Ashley Kondo Features Correspondent
It is now two months since doctors went on strike protesting poor working conditions and remuneration.
Before the strike, Dr Peter Magombeyi, a former student activist, came into the picture with claims of abduction.
As police were investigating his whereabouts, opposition elements were already alleging that the State had a hand in his “abduction”.
Using his Twitter handle, MDC-Alliance co-vice president Tendai Biti alleged that the Government was behind Dr Magombeyi’s abduction.
A night vigil to pray for Dr Magombeyi’s safety was organised on the night after his alleged abduction.
Questions were later asked from various quarters on the authenticity of Dr Magombeyi’s abduction claims.
While the doctors’ grievances were genuine, they ought to know that there are other workers in the country who are equally bearing the brunt of economic challenges facing the nation.
For instance, the rest of the civil servants has not been spared by the harsh economic environment.
At some point in time, they have threatened and actually gone on strike, but to date they continue to engage with their employer while rendering their priceless labour to the nation.
To let people die in hospitals because doctors want to be paid in foreign currency, which is not there, is unprecedented and against ethics of the medical profession.
One wonders if the Hippocratic Oath taken by the doctors has become a fun show after all.
It should be understood that Government is simply adhering to laid down regulations and procedures by dismissing the doctors who are defying the law and a court ruling.
Zimbabwe is rebuilding and needs progressive and like-minded forces to support the development agenda, particularly professionals, if success is to be recorded.

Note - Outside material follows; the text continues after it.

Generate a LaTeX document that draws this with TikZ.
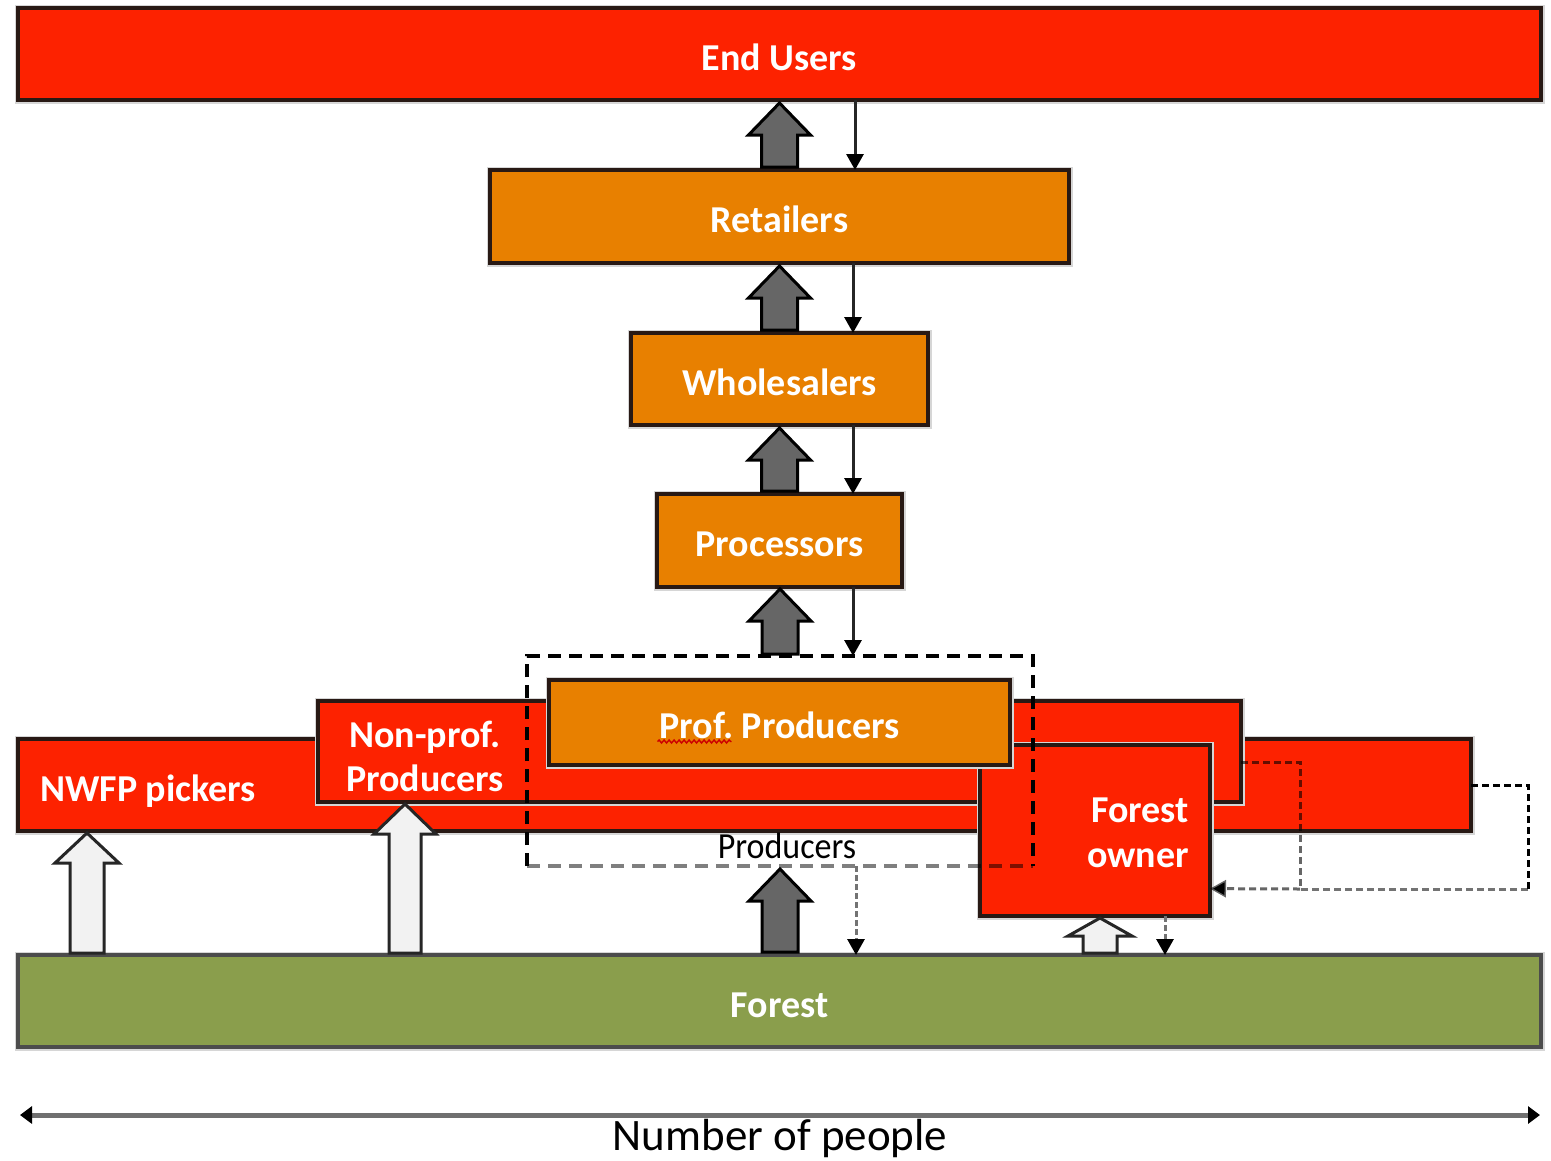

Government has been sincere in its negotiations with the doctors and remains seized with the matter and many other issues affecting the country’s health sector, including lack of medicines and inadequate funding for public health centres.
Despite the sincerity of Government, the doctors have refused to go back to work, resulting in many lives that could have been saved being lost.
At the back of such a situation, surely at some point in time, Government had to take decisive action to address the matter once and for all.
On November 5, 2019, Government announced the dismissal of 77 doctors following disciplinary hearings.
What is important to note is the fact that due processes were followed before arriving at the decision to fire the doctors.
It should be remembered that Government has been on a robust drive to revive the country’s health sector.
In July, President Mnangagwa commissioned medical equipment, including paediatric and diagnostic machines sourced from India to capacitate central hospitals across the country.
National Pharmaceuticals Company (NatPharm) has since doubled its production and supply of medicine following Government intervention.
Zimbabwe also received various medication from the United Arab Emirates and India owing to Government’s re-engagement drive.
It is only the issue of doctors’ remuneration which is yet to be resolved despite offers from Government.
On October 14, 2019, the doctors rejected an initial 60 percent pay rise that Government had offered them, while negotiations continued.
As if that was not enough, the doctors refused to heed the court order for them to return to work.
Although doctors play a critical role in the provision of essential health services and are entitled to the right to fight for the improvement of their working conditions and salaries, some of their demands are out of sync with the situation on the ground.
Doctors have been demanding that Government have their salaries paid in United States dollars or equivalent of what they used to earn during the US-dollar era at the current interbank rate.
This demand came at a time Government has been grappling with foreign currency shortages, as well as trying to contain its wage bill.
Doctors have been demanding that Government have their salaries paid in United States dollars or equivalent of what they used to earn during the US dollar era at the current interbank rate.
This demand came at a time Government has been grappling with foreign currency shortages as well as trying to contain its wage bill.
Some analysts have questioned the sincerity of doctors in wanting to resolve the matter and move forward given that Government has opened the door for continued negotiations for improved working conditions further to its offer.
The decision to defy the court ruling for doctors to return to work has left many wondering whether political sabotage was playing out in the matter as it appears there is an orchestrated agenda to halt business across the country’s health sector.